Tal vez le enseñará a resolver un sistema de ecuaciones, pero no será capaz de comprender la frustración del estudiante que no llega al resultado. Y quizás el estudiante aprenderá a tocar Für Elise perfectamente en piano, pero el robot nunca le podrá transmitir la pasión por la música que siente el alma humana.
Para que un computador enseñe, alguien debe programarlo y ello implica saber de antemano qué es lo que se quiere transmitir y cómo hacerlo. La realidad de los buenos profesores, en cambio, involucra saber adaptarse y ser flexibles frente a cambios inesperados.
Eso implica cambiar y adaptar la planificación constantemente para acomodarse a los estudiantes y su contexto; pensar un nuevo ejemplo si el primero no aclaró el concepto; acortar la clase cuando ocurra algún evento; usar la pizarra en vez del proyector si se corta la electricidad; cambiar la actividad cuando faltan los materiales o alargar una tarea cuando está siendo muy exitosa.
Las ciencias están todavía lejos de la posibilidad de crear un robot que logre imitar la flexibilidad de un profesional y su capacidad de evaluar y discernir qué es lo mejor en cada momento. Más importante aún, nunca podrá sentir como siente una persona.

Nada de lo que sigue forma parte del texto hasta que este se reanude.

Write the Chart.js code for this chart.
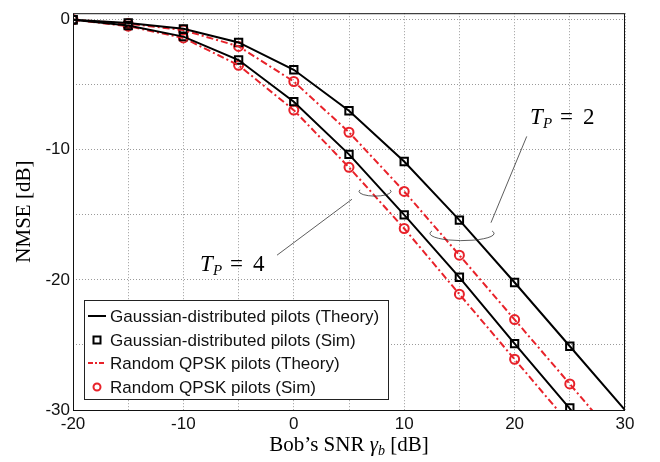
<!DOCTYPE html>
<html>
<head>
<meta charset="utf-8">
<script src="https://cdn.jsdelivr.net/npm/chart.js@4.4.0/dist/chart.umd.min.js"></script>
<style>
html, body { margin: 0; padding: 0; background: #fff; }
#wrap { width: 660px; height: 462px; }
</style>
</head>
<body>
<div id="wrap"><canvas id="myChart"></canvas></div>
<script>
// NMSE vs Bob's SNR, two pilot lengths, two pilot types

const snrTheory = [-20, -15, -10, -5, 0, 5, 10, 15, 20, 25, 30];
const snrSim = [-20, -15, -10, -5, 0, 5, 10, 15, 20, 25];

const gaussTp2 = [0, -0.25, -0.7, -1.75, -3.85, -7.0, -10.9, -15.4, -20.2, -25.1, -30.0];
const gaussTp4 = [0, -0.45, -1.3, -3.1, -6.3, -10.35, -15.0, -19.8, -24.9, -29.9, -35.0];
const qpskTp2 = [0, -0.3, -0.8, -2.05, -4.75, -8.65, -13.2, -18.1, -23.05, -28.0, -33.0];
const qpskTp4 = [0, -0.5, -1.4, -3.5, -6.95, -11.35, -16.05, -21.1, -26.1, -31.1, -36.1];

const gaussSimTp2 = [0, -0.25, -0.7, -1.75, -3.85, -7.0, -10.9, -15.4, -20.2, -25.1];
const gaussSimTp4 = [0, -0.45, -1.3, -3.1, -6.3, -10.35, -15.0, -19.8, -24.9, -29.85];
const qpskSimTp2 = [0, -0.3, -0.8, -2.05, -4.75, -8.65, -13.2, -18.1, -23.05, -28.0];
const qpskSimTp4 = [0, -0.5, -1.4, -3.5, -6.95, -11.35, -16.05, -21.1, -26.1, null];

const legendLabels = [
    'Gaussian-distributed pilots (Theory)',
    'Gaussian-distributed pilots (Sim)',
    'Random QPSK pilots (Theory)',
    'Random QPSK pilots (Sim)'
];

const black = '#000000';
const red = '#e8222a';
const dashDot = [7, 3, 2, 3];

function pts(xs, ys) {
    let out = [];
    for (let i = 0; i < xs.length; i++) {
        if (ys[i] !== null) out.push({x: xs[i], y: ys[i]});
    }
    return out;
}

function theoryLine(data, color, dash) {
    return {
        data: data, borderColor: color, borderWidth: 2, borderDash: dash,
        pointRadius: 0, showLine: true, fill: false, tension: 0
    };
}

function simPoints(data, color, style, radius) {
    return {
        data: data, borderColor: color, backgroundColor: 'rgba(0,0,0,0)',
        borderWidth: 2, pointStyle: style, pointRadius: radius,
        pointHoverRadius: radius, showLine: false
    };
}

const serif = '"Liberation Serif", "DejaVu Serif", serif';
const sans = '"Liberation Sans", Arial, sans-serif';

// "T_P = n" labels, leader lines and ellipses, in data units
const notes = [
    {text: '2', tx: 21.4, ty: -7.99, x1: 21.1, y1: -8.97, x2: 17.86, y2: -15.6, ex: 15.24, ey: -16.43, erx: 2.9, ery: 0.55},
    {text: '4', tx: -8.5, ty: -19.3, x1: -1.52, y1: -18.1, x2: 5.27, y2: -13.8, ex: 7.36, ey: -13.2, erx: 1.45, ery: 0.36}
];

const extras = {
    id: 'extras',
    afterDraw(chart) {
        const ctx = chart.ctx;
        const xs = chart.scales.x, ys = chart.scales.y;
        const a = chart.chartArea;
        ctx.save();

        // box round the plot
        ctx.strokeStyle = '#111';
        ctx.lineWidth = 1;
        ctx.strokeRect(a.left + 0.5, a.top + 0.5, a.right - a.left - 1, a.bottom - a.top);

        // annotations
        ctx.fillStyle = '#000';
        ctx.strokeStyle = '#333';
        ctx.lineWidth = 0.8;
        for (let n of notes) {
            ctx.beginPath();
            ctx.moveTo(xs.getPixelForValue(n.x1), ys.getPixelForValue(n.y1));
            ctx.lineTo(xs.getPixelForValue(n.x2), ys.getPixelForValue(n.y2));
            ctx.stroke();
            const cx = xs.getPixelForValue(n.ex), cy = ys.getPixelForValue(n.ey);
            const rx = Math.abs(xs.getPixelForValue(n.ex + n.erx) - cx);
            const ry = Math.abs(ys.getPixelForValue(n.ey + n.ery) - cy);
            ctx.beginPath();
            ctx.ellipse(cx, cy, rx, ry, 0, -0.35, Math.PI + 0.35);
            ctx.stroke();

            const px = xs.getPixelForValue(n.tx), py = ys.getPixelForValue(n.ty);
            ctx.textAlign = 'left';
            ctx.textBaseline = 'alphabetic';
            ctx.font = 'italic 23px ' + serif;
            ctx.fillText('T', px, py);
            ctx.font = 'italic 15px ' + serif;
            ctx.fillText('P', px + 13, py + 4);
            ctx.font = '23px ' + serif;
            ctx.fillText('=', px + 30, py);
            ctx.fillText(n.text, px + 53, py);
        }

        // x axis title with subscript
        const fs = 21;
        const t1 = 'Bob\u2019s SNR ', t2 = '\u03b3', t3 = ' [dB]';
        ctx.font = fs + 'px ' + serif;
        const w1 = ctx.measureText(t1).width;
        ctx.font = 'italic ' + fs + 'px ' + serif;
        const w2 = ctx.measureText(t2).width;
        ctx.font = 'italic 14px ' + serif;
        const wb = ctx.measureText('b').width;
        ctx.font = fs + 'px ' + serif;
        const w3 = ctx.measureText(t3).width;
        let x0 = (a.left + a.right) / 2 - (w1 + w2 + wb + w3) / 2;
        const by = 451;
        ctx.font = fs + 'px ' + serif;
        ctx.fillText(t1, x0, by);
        ctx.font = 'italic ' + fs + 'px ' + serif;
        ctx.fillText(t2, x0 + w1, by);
        ctx.font = 'italic 14px ' + serif;
        ctx.fillText('b', x0 + w1 + w2, by + 4);
        ctx.font = fs + 'px ' + serif;
        ctx.fillText(t3, x0 + w1 + w2 + wb, by);

        // legend
        const lx = 84, ly = 300, lw = 304, lh = 99;
        ctx.fillStyle = '#fff';
        ctx.fillRect(lx, ly, lw, lh);
        ctx.strokeStyle = '#222';
        ctx.lineWidth = 1;
        ctx.strokeRect(lx + 0.5, ly + 0.5, lw, lh);
        const rows = [316, 340, 363, 387];
        for (let i = 0; i < 4; i++) {
            const y = rows[i];
            const color = i < 2 ? black : red;
            ctx.strokeStyle = color;
            ctx.lineWidth = 2;
            if (i === 0 || i === 2) {
                ctx.setLineDash(i === 2 ? [5, 2, 2, 2] : []);
                ctx.beginPath();
                ctx.moveTo(88, y);
                ctx.lineTo(106, y);
                ctx.stroke();
                ctx.setLineDash([]);
            } else if (i === 1) {
                ctx.strokeRect(93.5, y - 3.5, 7, 7);
            } else {
                ctx.beginPath();
                ctx.arc(97, y, 3.5, 0, Math.PI * 2);
                ctx.stroke();
            }
            ctx.fillStyle = '#111';
            ctx.font = '17px ' + sans;
            ctx.textBaseline = 'middle';
            ctx.fillText(legendLabels[i], 110, y + 1);
        }
        ctx.restore();
    }
};

const gridDash = [1, 2];

let ctx = document.getElementById('myChart').getContext('2d');
let myChart = new Chart(ctx, {
    type: 'scatter',
    data: {
        datasets: [
            theoryLine(pts(snrTheory, gaussTp2), black, []),
            theoryLine(pts(snrTheory, gaussTp4), black, []),
            theoryLine(pts(snrTheory, qpskTp2), red, dashDot),
            theoryLine(pts(snrTheory, qpskTp4), red, dashDot),
            simPoints(pts(snrSim, gaussSimTp2), black, 'rect', 5.2),
            simPoints(pts(snrSim, gaussSimTp4), black, 'rect', 5.2),
            simPoints(pts(snrSim, qpskSimTp2), red, 'circle', 4.5),
            simPoints(pts(snrSim, qpskSimTp4), red, 'circle', 4.5)
        ]
    },
    options: {
        responsive: true,
        maintainAspectRatio: false,
        animation: false,
        layout: {padding: {top: 5, right: 35, left: 0, bottom: 0}},
        plugins: {legend: {display: false}, tooltip: {enabled: false}},
        scales: {
            x: {
                type: 'linear', min: -20, max: 30,
                afterFit: s => { s.height = 52; },
                afterBuildTicks: s => { s.ticks = [-20, -15, -10, -5, 0, 5, 10, 15, 20, 25, 30].map(v => ({value: v})); },
                grid: {color: '#9a9a9a', lineWidth: 1, drawTicks: false},
                border: {display: false, dash: gridDash},
                ticks: {
                    padding: 4, color: '#111', font: {family: sans, size: 17},
                    maxRotation: 0, autoSkip: false,
                    callback: v => (v % 10 === 0 ? String(v) : '')
                }
            },
            y: {
                type: 'linear', min: -30, max: 0.5,
                afterFit: s => { s.width = 73; },
                afterBuildTicks: s => { s.ticks = [-30, -25, -20, -15, -10, -5, 0].map(v => ({value: v})); },
                grid: {color: '#9a9a9a', lineWidth: 1, drawTicks: false},
                border: {display: false, dash: gridDash},
                ticks: {
                    padding: 3, color: '#111', font: {family: sans, size: 17},
                    autoSkip: false,
                    callback: v => (v % 10 === 0 ? String(v) : '')
                },
                title: {
                    display: true, text: 'NMSE [dB]', color: '#000',
                    font: {family: serif, size: 21}, padding: {top: 12, bottom: 0}
                }
            }
        }
    },
    plugins: [extras]
});
</script>
</body>
</html>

Podrá simular sentir cariño hacia sus estudiantes y actuar como si sintiera empatía, pero cualquiera sabría que esa no es verdadera compasión. Asimismo, estamos lejos de crear un computador capaz de captar aquello que no se dice, de leer entre líneas y vislumbrar el corazón de los estudiantes.
La labor de los docentes es, ante todo, la de formadores de personas. No cabe duda que los que mejor saben educar son aquellos que han sentido, aprendido y vivido como sus estudiantes: los profesores de carne y hueso.